A search for justice or political persecution?
THEY HAVE their (well paid) job to do, but some of the defense attorneys in the multiplicity of cases surrounding the National Assistance Program (PAN), seem to be grasping at straws as they try to deflect charges away from their clients.
In the early days of the investigations “political persecution” was the phrase regularly bandied about by the King of Tweets.
Now lawyers are seeking other avenues.
Edna Ramos, attorney for Adolfo De Obarrio, the former private secretary of Ricardo Martinelli. has asked prosecutors to cancel all the investigations being carried out into the purchase of dehydrated food with funds from PAN.
De Obarrio whose early idea of clearing his name as the messenger between his boss and two different directors of the PAN was to call a press conference and then, on December 25 Day last year, flee the country, in his rush to get to the airport not wasting time opening Christmas presents.
He will be remembered as the young man who, on a $5,000 a month salary while working for the president, had a wedding party reported to have cost $700,000.
Fifteenth Criminal Judge Leslie Loaiza denied the petition. A press release from the court made it clear that Ramos was not representing the others accused in the case.
The judge also rejected a second claim by Ramos, namely that the charges against her client should be dismissed because she was not allowed to participate in the proceedings with other suspects in the case.
The investigation is focused on a $44.9 million contract PAN issued to Lerkshore International Ltd. for the purchase of dehydrated food. There are eight others charged in the case.
Also charged is Martinelli, who is being investigated by the Supreme Court while his team of lawyers work out ways to block the hearing of the former head of state who headed to Miami in January and is now said to be working on his memoirs.
Of the gang of nine, only one, Guardia Jaen, who in two years, stashed away $18 million in local and foreign bank accounts and built himself a mansion in Costs Del Este, appears to have shown any signs of contrition, and has been cooperating with prosecutors as they attempt to follow the threads leading to the theft of money from a fund intended to help the least privileged in Panama society.

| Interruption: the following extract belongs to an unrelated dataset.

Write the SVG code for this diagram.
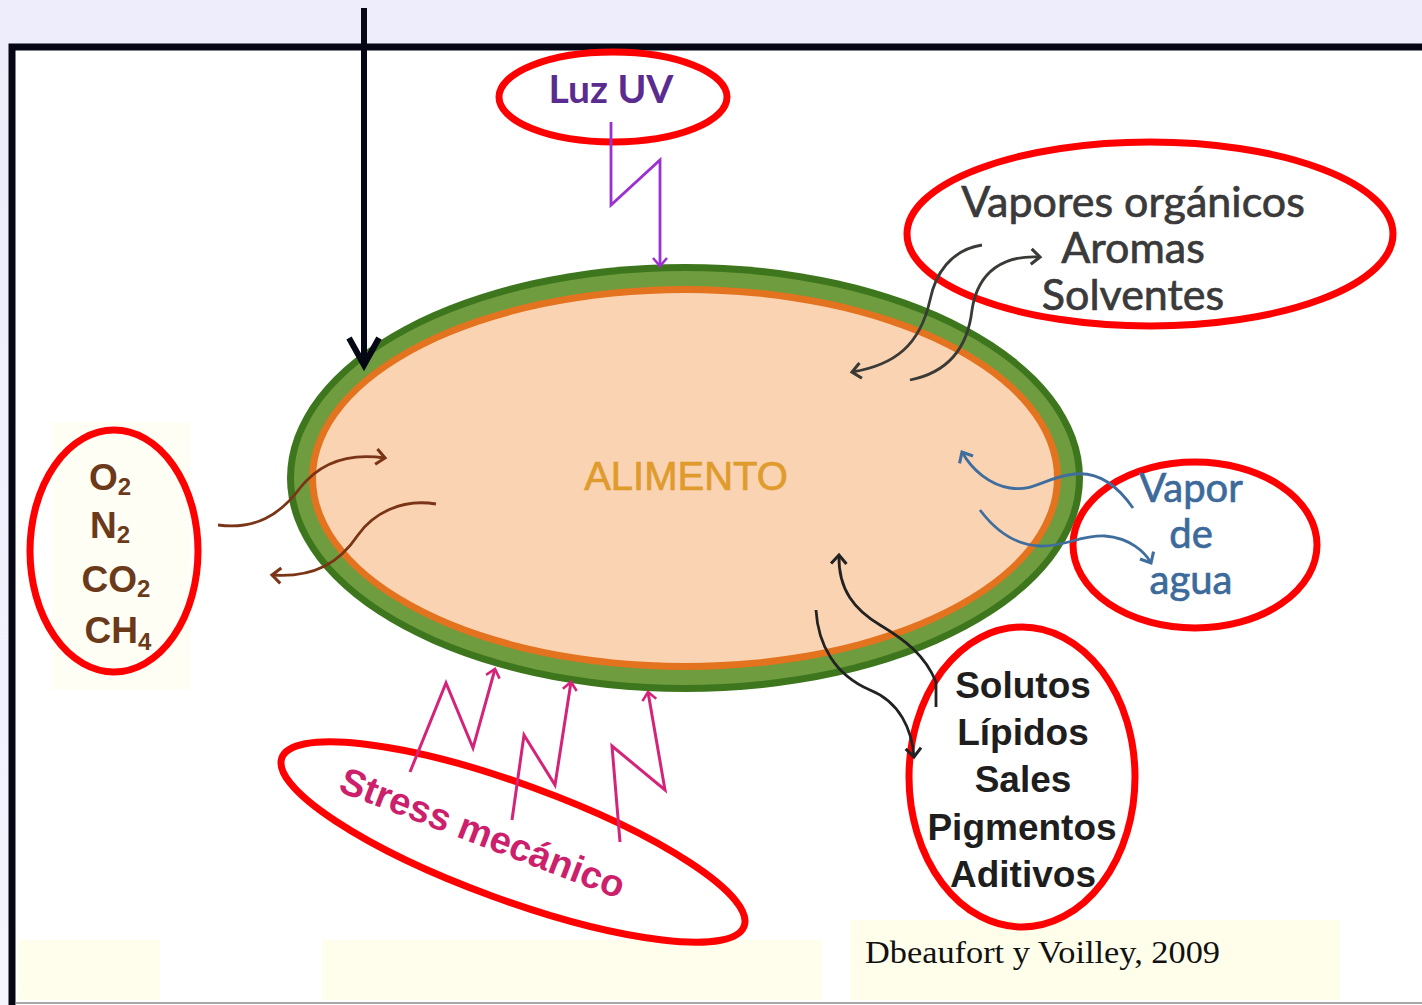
<svg xmlns="http://www.w3.org/2000/svg" width="1422" height="1005" viewBox="0 0 1422 1005">
<defs>
<linearGradient id="bg" x1="0" y1="0" x2="0" y2="1">
<stop offset="0" stop-color="#EDEDFB"/><stop offset="1" stop-color="#F4F4FD"/>
</linearGradient>
<marker id="ah-purple" viewBox="0 0 20 20" refX="10" refY="10" markerWidth="20" markerHeight="20" markerUnits="userSpaceOnUse" orient="auto"><path d="M2,3 L10,10 L2,17" fill="none" stroke="#9B30D0" stroke-width="2.5"/></marker>
<marker id="ah-brown" viewBox="0 0 20 20" refX="10" refY="10" markerWidth="22" markerHeight="22" markerUnits="userSpaceOnUse" orient="auto"><path d="M2,3 L10,10 L2,17" fill="none" stroke="#7A3416" stroke-width="2.8"/></marker>
<marker id="ah-gray" viewBox="0 0 20 20" refX="10" refY="10" markerWidth="22" markerHeight="22" markerUnits="userSpaceOnUse" orient="auto"><path d="M2,3 L10,10 L2,17" fill="none" stroke="#3A3A36" stroke-width="2.8"/></marker>
<marker id="ah-blue" viewBox="0 0 20 20" refX="10" refY="10" markerWidth="22" markerHeight="22" markerUnits="userSpaceOnUse" orient="auto"><path d="M2,3 L10,10 L2,17" fill="none" stroke="#3F6E9E" stroke-width="2.8"/></marker>
<marker id="ah-black" viewBox="0 0 20 20" refX="10" refY="10" markerWidth="22" markerHeight="22" markerUnits="userSpaceOnUse" orient="auto"><path d="M2,3 L10,10 L2,17" fill="none" stroke="#222222" stroke-width="2.8"/></marker>
<marker id="ah-pink" viewBox="0 0 20 20" refX="10" refY="10" markerWidth="20" markerHeight="20" markerUnits="userSpaceOnUse" orient="auto"><path d="M2,3 L10,10 L2,17" fill="none" stroke="#D4247A" stroke-width="2.6"/></marker>
</defs>
<style>
.red{fill:none;stroke:#FF0000;stroke-width:7}
.t{font-family:"Liberation Sans",Arial,sans-serif;text-anchor:middle}
.c{font-family:Lato,"Liberation Sans",sans-serif;text-anchor:middle}
.brown{fill:none;stroke:#7A3416;stroke-width:2.8;marker-end:url(#ah-brown)}
.gray{fill:none;stroke:#3A3A36;stroke-width:2.8;marker-end:url(#ah-gray)}
.blue{fill:none;stroke:#3F6E9E;stroke-width:2.8;marker-end:url(#ah-blue)}
.blk{fill:none;stroke:#222222;stroke-width:2.8;marker-end:url(#ah-black)}
.pink{fill:none;stroke:#D4247A;stroke-width:3;stroke-linejoin:miter;marker-end:url(#ah-pink)}
</style>
<rect x="0" y="0" width="1422" height="1005" fill="url(#bg)"/>
<rect x="12" y="47" width="1416" height="962" fill="#FFFFFF" stroke="#050814" stroke-width="7"/>
<rect x="18" y="940" width="142" height="60" fill="#FFFEEC"/>
<rect x="322" y="940" width="500" height="60" fill="#FFFEEC"/>
<rect x="850" y="920" width="490" height="80" fill="#FFFEEA"/>
<rect x="52" y="422" width="138" height="268" fill="#FFFEF4"/>
<line x1="16" y1="1003" x2="1422" y2="1003" stroke="#A8A8A8" stroke-width="2"/>

<g id="alimento">
<ellipse cx="685" cy="478" rx="398" ry="214" fill="#3D761C"/>
<ellipse cx="685" cy="478" rx="391" ry="207" fill="#6E9C3E"/>
<ellipse cx="685" cy="478" rx="376" ry="192" fill="#E3731F"/>
<ellipse cx="685" cy="478" rx="369" ry="185" fill="#FAD3B2"/>
<text class="t" x="686" y="490" font-size="40" fill="#E09B2D" stroke="#E09B2D" stroke-width="0.7">ALIMENTO</text>
</g>

<g id="luz-uv">
<ellipse class="red" cx="613" cy="97" rx="114" ry="45"/>
<text class="c" x="611" y="103" font-size="39" font-weight="bold" fill="#5B2C8F">Luz UV</text>
</g>

<g id="vapores">
<ellipse class="red" cx="1150" cy="234" rx="243" ry="92"/>
<text class="c" font-size="43" fill="#3A3A3A" stroke="#3A3A3A" stroke-width="0.7"><tspan x="1133" y="217">Vapores orgánicos</tspan><tspan x="1133" y="263">Aromas</tspan><tspan x="1133" y="310">Solventes</tspan></text>
</g>

<g id="vapor-agua">
<ellipse class="red" cx="1195" cy="545" rx="122" ry="83"/>
<text class="c" font-size="40" fill="#3C6A9A" stroke="#3C6A9A" stroke-width="0.7"><tspan x="1191" y="502">Vapor</tspan><tspan x="1191" y="548">de</tspan><tspan x="1191" y="594">agua</tspan></text>
</g>

<g id="solutos">
<ellipse class="red" cx="1022" cy="777" rx="113" ry="150"/>
<text class="t" font-size="37" font-weight="bold" fill="#1E1E1E"><tspan x="1023" y="698">Solutos</tspan><tspan x="1023" y="745">Lípidos</tspan><tspan x="1023" y="792">Sales</tspan><tspan x="1022" y="840">Pigmentos</tspan><tspan x="1023" y="887">Aditivos</tspan></text>
</g>

<g id="gases">
<ellipse class="red" cx="114" cy="551" rx="84" ry="121"/>
<text class="t" font-size="37" font-weight="bold" fill="#6B3A1A"><tspan x="110" y="490">O<tspan font-size="24" dy="5">2</tspan></tspan><tspan x="110" y="538">N<tspan font-size="24" dy="5">2</tspan></tspan><tspan x="116" y="592">CO<tspan font-size="24" dy="5">2</tspan></tspan><tspan x="118" y="643">CH<tspan font-size="24" dy="7">4</tspan></tspan></text>
</g>

<g id="stress">
<ellipse class="red" cx="513" cy="842" rx="246" ry="58" transform="rotate(20 513 842)"/>
<text class="t" font-size="38" font-weight="bold" fill="#CC1F6C" transform="translate(478 845) rotate(21)" x="0" y="0">Stress mecánico</text>
</g>

<g id="fuente">
<text x="865" y="963" font-family="Liberation Serif,serif" font-size="31" fill="#111111" textLength="355" lengthAdjust="spacingAndGlyphs">Dbeaufort y Voilley, 2009</text>
</g>

<g id="connectors">
<line x1="364" y1="8" x2="364" y2="362" stroke="#050814" stroke-width="6"/>
<path d="M349,338 L364,365 L379,338" fill="none" stroke="#050814" stroke-width="6"/>
<path d="M611,122 L611,205 L660,160 L660,266" fill="none" stroke="#9B30D0" stroke-width="2.8" marker-end="url(#ah-purple)"/>
<path class="brown" d="M218,525 C255,530 280,515 300,488 C318,465 345,452 385,458"/>
<path class="brown" d="M436,504 C400,498 372,515 358,535 C340,562 315,578 272,575"/>
<path class="gray" d="M982,245 C950,250 935,275 930,300 C920,345 895,365 852,372"/>
<path class="gray" d="M910,380 C950,372 968,345 972,310 C978,270 1005,255 1040,257"/>
<path class="blue" d="M1133,508 C1115,482 1095,472 1075,474 C1045,477 1035,492 1010,488 C990,485 972,470 962,452"/>
<path class="blue" d="M980,510 C995,530 1015,545 1040,546 C1065,547 1080,535 1105,536 C1130,538 1145,552 1151,563"/>
<path class="blk" d="M936,707 L936,682 C925,655 905,640 880,625 C855,610 838,590 839,555"/>
<path class="blk" d="M816,610 C818,645 835,675 870,690 C900,702 912,730 914,757"/>
<path class="pink" d="M410,772 L446,683 L473,748 L495,669"/>
<path class="pink" d="M512,820 L524,735 L555,785 L571,682"/>
<path class="pink" d="M620,842 L612,746 L665,790 L648,692"/>
</g>
</svg>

There is universal disgust at the amounts that have allegedly been pocketed by those with access to the trough.
The money could have gone to hundreds of schools in disrepair, to the CSS hospitals and Hospital Santo Tomas that are in crisis, or to a hundred other needs of the have-nots in a country with the largest per capita income in Latin America.
A speaker in a conversation I heard recently opined that stealing from a bank would be forgivable as many banks make vast amounts of money “stealing” from their clients when not busy in the laundry room processing money from drug cartels or aiding billionaire tax dodgers. Stealing from the lowest rungs of society is unforgivable, and hunting down the perpetrators is far from “political persecution. It’s called “justice”
Meanwhile, whether their clients are found guilty or not, a whole raft of defense lawyers will see their bank balances expand, as they struggle to find ways of avoiding the consequences of organized plundering. Pirates of the Caribbean were hanged for less.